The truth about self-reflection:
I erred on the side of too little reflection most of my life. I actually spent lots of time thinking, but I didn’t reflect.
I thought about things I wanted FROM others. THEY often disappointed.
I didn’t reflect on MY leadership. I wasn’t thinking about MY attitudes and behaviors. THEY needed to change.
Self-reflection is only useful when followed by thoughtful action.
The self-reflection sandwich:
Bread represents action in the reflection sandwich. Peanut butter represents reflection. There’s much more bread than peanut butter. But without peanut butter, all you have is useless navel-gazing.
ACTION → reflection → ACTION
Reflection without action:
When things are going poorly, reflection WITHOUT action produces:
- Discouragement.
- Self-pity.
- Sulking.
- Helplessness.
- Frustration.
- Disappointment.
- Bitterness.
When things are going well, reflection WITHOUT action produces:
- Self-congratulation.
- Lack of gratitude.
- Entitlement.
- Complacency.
- Overconfidence.
- Stagnation.
- Arrogance.
Action and reflection are balanced when:
- Self-knowledge leads to authentic action.

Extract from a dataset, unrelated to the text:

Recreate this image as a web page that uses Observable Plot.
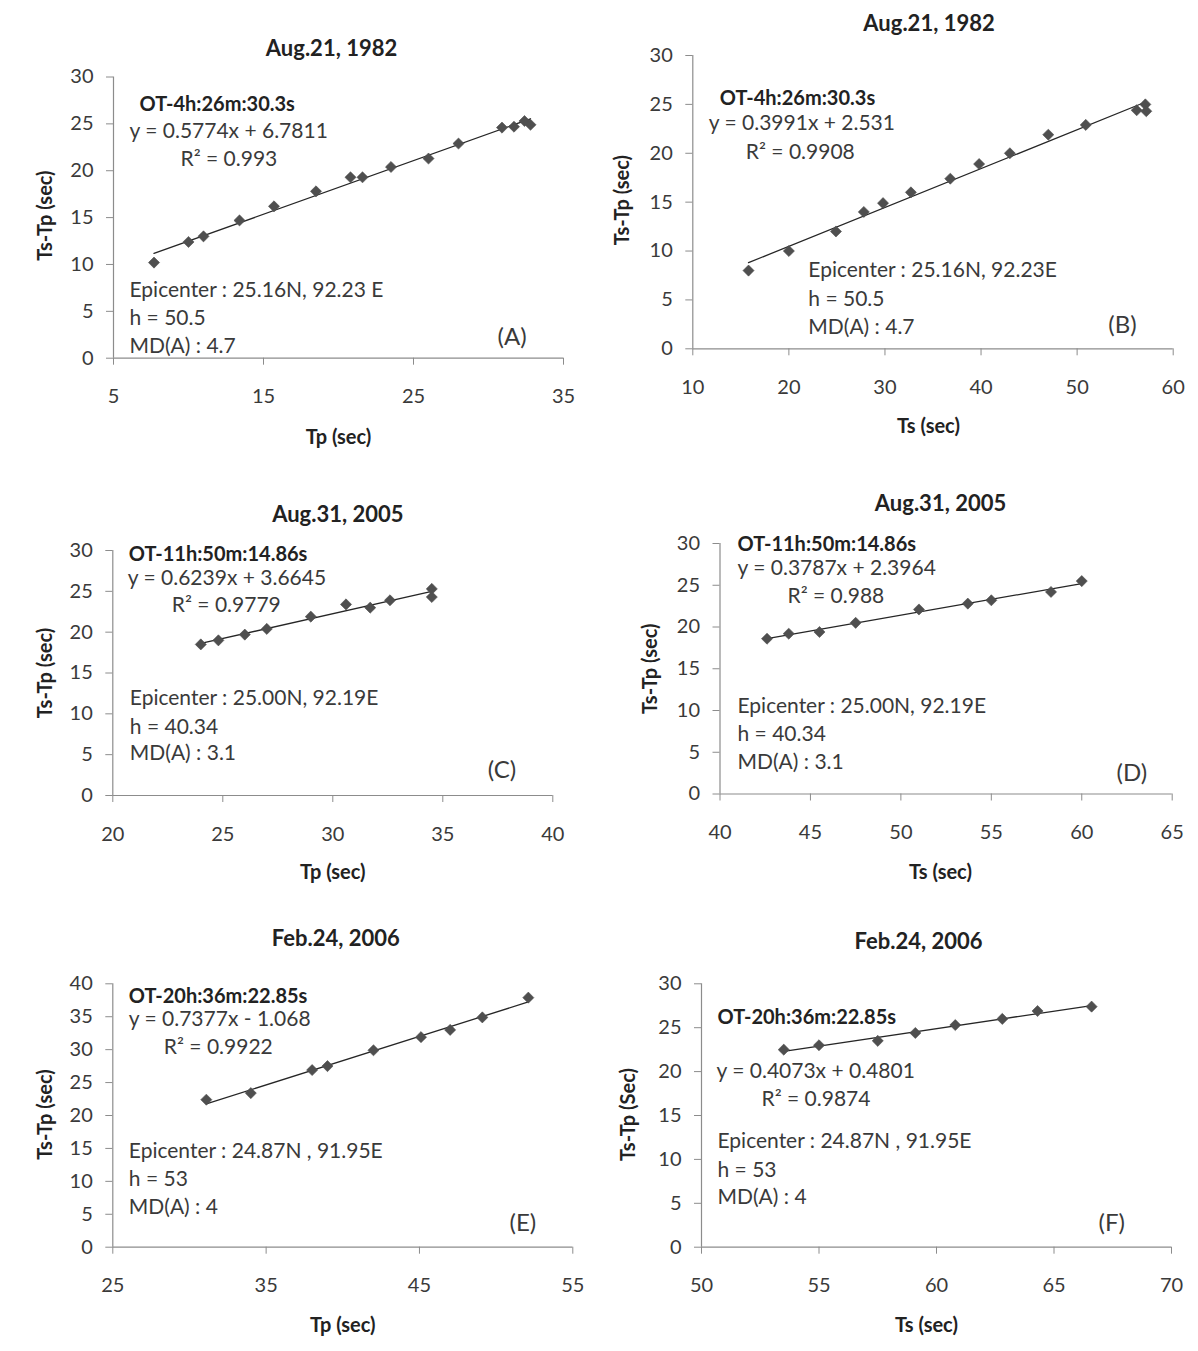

- Pattern recognition is a key result.
- Personal attitudes and behaviors are the main focus.
- Self-knowledge produces confidence and openness.
- Personal development is more important than changing others.
- Nagging irritations are motivation, not simply frustration.
- Humility is both the reason and the result of the process.
A system of ACTION-reflection-ACTION:
Take 10 minutes at the end of the day to do a personal After Action Review (AAR).
- What did I plan to accomplish?
- What actually occurred?
- What went well and why?
- What am I learning?
- What did I do that makes me proud?
- What can be improved and how?
- What do I really want?
- What’s my greatest value?
Tip: Keep a journal.
What’s the right balance between action and reflection?
What questions would you include on a personal AAR?